WHAT YOU SHOULD DO.
Keep only the lines of the data below that contain "this", and copy them.

START MATERIAL PROVIDED

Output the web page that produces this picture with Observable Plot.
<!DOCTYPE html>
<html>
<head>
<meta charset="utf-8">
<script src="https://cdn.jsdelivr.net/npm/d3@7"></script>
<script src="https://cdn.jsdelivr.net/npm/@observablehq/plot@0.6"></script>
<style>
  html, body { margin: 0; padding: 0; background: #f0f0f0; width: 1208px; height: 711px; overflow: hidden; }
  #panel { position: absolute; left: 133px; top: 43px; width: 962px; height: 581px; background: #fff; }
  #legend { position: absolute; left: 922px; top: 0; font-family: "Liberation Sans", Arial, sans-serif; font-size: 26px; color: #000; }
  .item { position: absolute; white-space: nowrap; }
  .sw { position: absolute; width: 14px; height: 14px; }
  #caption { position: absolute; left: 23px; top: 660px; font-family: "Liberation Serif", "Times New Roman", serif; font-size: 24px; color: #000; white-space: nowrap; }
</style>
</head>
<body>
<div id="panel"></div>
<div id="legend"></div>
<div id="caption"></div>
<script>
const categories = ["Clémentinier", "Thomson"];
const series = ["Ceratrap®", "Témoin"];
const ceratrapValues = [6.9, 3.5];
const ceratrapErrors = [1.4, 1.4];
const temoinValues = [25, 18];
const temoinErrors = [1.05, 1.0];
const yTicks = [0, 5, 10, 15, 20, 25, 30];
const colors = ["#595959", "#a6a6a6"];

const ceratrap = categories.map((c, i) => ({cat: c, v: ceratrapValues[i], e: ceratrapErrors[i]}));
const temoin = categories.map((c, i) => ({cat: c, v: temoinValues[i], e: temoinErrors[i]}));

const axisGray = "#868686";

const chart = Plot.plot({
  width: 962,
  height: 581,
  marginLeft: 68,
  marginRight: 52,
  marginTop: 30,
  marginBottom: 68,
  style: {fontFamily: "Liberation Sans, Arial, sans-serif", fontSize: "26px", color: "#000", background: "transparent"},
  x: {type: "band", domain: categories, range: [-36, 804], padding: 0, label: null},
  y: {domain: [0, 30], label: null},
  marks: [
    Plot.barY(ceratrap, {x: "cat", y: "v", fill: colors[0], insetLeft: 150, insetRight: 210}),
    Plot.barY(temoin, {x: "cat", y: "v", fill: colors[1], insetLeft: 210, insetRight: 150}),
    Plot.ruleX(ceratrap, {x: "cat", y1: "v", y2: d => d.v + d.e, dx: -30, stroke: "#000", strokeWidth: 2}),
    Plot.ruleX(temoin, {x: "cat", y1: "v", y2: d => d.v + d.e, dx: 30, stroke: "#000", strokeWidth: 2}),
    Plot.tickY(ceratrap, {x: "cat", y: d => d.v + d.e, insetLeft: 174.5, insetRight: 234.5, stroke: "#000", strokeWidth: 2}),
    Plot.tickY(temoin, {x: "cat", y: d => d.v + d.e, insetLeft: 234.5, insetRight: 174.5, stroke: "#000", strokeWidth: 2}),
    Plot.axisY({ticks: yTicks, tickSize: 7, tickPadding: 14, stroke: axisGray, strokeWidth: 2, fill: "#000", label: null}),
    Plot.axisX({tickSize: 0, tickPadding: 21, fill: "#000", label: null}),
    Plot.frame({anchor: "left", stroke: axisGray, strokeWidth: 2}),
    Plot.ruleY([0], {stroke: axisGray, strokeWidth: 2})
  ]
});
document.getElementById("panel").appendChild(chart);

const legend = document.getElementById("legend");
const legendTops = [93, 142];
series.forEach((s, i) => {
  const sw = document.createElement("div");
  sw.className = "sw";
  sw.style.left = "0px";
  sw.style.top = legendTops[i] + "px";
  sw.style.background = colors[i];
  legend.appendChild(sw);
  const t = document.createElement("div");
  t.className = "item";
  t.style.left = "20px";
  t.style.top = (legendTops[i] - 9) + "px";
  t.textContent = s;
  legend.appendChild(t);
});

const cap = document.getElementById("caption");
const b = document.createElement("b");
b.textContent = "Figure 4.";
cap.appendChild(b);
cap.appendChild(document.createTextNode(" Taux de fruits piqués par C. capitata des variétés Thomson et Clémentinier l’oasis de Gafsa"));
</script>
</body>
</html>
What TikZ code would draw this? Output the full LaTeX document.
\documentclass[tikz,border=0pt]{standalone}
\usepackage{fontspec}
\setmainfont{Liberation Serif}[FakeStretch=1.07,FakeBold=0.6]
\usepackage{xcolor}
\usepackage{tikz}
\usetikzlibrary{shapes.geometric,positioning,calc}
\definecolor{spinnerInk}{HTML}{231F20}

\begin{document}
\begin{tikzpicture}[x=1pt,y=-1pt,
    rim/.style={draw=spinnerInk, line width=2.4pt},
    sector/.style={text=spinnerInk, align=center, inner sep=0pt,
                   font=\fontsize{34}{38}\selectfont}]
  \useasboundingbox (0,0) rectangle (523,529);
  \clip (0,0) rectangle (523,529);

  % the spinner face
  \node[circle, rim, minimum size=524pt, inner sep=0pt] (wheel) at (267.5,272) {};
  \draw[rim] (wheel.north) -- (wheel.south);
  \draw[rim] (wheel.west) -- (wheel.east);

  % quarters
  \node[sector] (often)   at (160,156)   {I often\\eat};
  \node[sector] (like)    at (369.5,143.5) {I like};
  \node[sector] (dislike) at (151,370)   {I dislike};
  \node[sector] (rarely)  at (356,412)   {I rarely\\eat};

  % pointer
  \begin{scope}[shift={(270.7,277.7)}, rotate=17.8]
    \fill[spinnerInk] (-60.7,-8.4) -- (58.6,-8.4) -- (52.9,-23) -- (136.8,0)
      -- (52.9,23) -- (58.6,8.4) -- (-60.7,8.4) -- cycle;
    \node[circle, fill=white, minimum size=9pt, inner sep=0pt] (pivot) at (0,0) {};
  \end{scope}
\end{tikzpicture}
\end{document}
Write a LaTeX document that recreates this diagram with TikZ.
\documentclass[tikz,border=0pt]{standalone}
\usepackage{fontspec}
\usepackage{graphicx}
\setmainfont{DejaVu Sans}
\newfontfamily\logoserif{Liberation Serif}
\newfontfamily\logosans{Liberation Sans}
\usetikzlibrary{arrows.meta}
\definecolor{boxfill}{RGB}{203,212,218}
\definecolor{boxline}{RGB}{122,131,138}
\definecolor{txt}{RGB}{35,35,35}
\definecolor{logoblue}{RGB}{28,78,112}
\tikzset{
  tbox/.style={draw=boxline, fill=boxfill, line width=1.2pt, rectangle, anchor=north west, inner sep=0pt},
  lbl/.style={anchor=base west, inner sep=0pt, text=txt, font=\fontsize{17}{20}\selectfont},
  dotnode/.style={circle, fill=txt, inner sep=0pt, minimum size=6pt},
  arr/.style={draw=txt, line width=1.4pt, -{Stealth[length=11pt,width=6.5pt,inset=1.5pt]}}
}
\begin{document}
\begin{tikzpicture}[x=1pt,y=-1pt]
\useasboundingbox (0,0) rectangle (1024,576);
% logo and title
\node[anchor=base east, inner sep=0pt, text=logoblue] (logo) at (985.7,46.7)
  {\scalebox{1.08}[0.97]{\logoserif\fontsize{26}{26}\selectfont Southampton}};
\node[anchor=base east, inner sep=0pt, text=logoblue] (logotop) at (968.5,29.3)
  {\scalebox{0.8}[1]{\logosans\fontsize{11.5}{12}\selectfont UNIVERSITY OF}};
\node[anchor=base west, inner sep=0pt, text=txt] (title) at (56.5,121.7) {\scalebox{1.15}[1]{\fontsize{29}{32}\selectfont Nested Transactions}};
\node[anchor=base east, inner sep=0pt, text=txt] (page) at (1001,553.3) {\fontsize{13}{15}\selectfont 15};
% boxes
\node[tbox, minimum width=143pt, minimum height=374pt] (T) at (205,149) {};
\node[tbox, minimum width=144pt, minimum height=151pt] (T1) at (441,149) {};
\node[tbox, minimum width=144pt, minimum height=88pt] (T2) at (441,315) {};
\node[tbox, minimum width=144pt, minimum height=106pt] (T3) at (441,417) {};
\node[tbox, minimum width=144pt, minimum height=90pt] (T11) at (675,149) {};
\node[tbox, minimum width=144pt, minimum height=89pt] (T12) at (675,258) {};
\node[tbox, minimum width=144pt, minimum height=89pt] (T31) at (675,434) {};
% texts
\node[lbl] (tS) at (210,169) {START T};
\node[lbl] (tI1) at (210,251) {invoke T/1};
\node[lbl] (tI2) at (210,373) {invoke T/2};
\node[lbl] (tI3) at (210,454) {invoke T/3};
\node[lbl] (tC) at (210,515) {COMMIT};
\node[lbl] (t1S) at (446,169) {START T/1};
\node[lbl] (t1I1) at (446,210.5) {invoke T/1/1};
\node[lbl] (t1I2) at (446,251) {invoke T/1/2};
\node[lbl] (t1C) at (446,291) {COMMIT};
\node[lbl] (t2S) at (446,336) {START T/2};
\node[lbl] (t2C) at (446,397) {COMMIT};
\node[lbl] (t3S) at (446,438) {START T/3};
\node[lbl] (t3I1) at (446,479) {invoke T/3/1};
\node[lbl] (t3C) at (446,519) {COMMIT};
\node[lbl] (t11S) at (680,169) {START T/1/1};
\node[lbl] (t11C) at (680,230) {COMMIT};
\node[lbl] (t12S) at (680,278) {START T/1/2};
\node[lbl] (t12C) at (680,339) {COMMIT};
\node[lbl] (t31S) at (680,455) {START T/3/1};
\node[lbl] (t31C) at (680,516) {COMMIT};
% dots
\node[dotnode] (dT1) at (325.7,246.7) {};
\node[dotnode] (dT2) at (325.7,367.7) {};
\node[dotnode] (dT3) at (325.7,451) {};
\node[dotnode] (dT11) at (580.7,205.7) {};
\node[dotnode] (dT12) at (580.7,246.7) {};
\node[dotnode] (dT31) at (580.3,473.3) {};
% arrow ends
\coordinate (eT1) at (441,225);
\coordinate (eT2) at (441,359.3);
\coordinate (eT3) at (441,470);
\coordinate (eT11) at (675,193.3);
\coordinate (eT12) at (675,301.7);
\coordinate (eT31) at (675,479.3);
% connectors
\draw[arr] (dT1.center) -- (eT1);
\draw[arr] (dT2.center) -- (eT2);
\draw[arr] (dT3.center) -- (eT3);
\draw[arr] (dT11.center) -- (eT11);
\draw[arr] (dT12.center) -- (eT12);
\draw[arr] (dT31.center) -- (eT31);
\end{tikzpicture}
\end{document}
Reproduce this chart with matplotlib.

END MATERIAL PROVIDED

OUTPUT OF THE TASK.
Output the web page that produces this picture with Observable Plot.
What TikZ code would draw this? Output the full LaTeX document.
Write a LaTeX document that recreates this diagram with TikZ.
Reproduce this chart with matplotlib.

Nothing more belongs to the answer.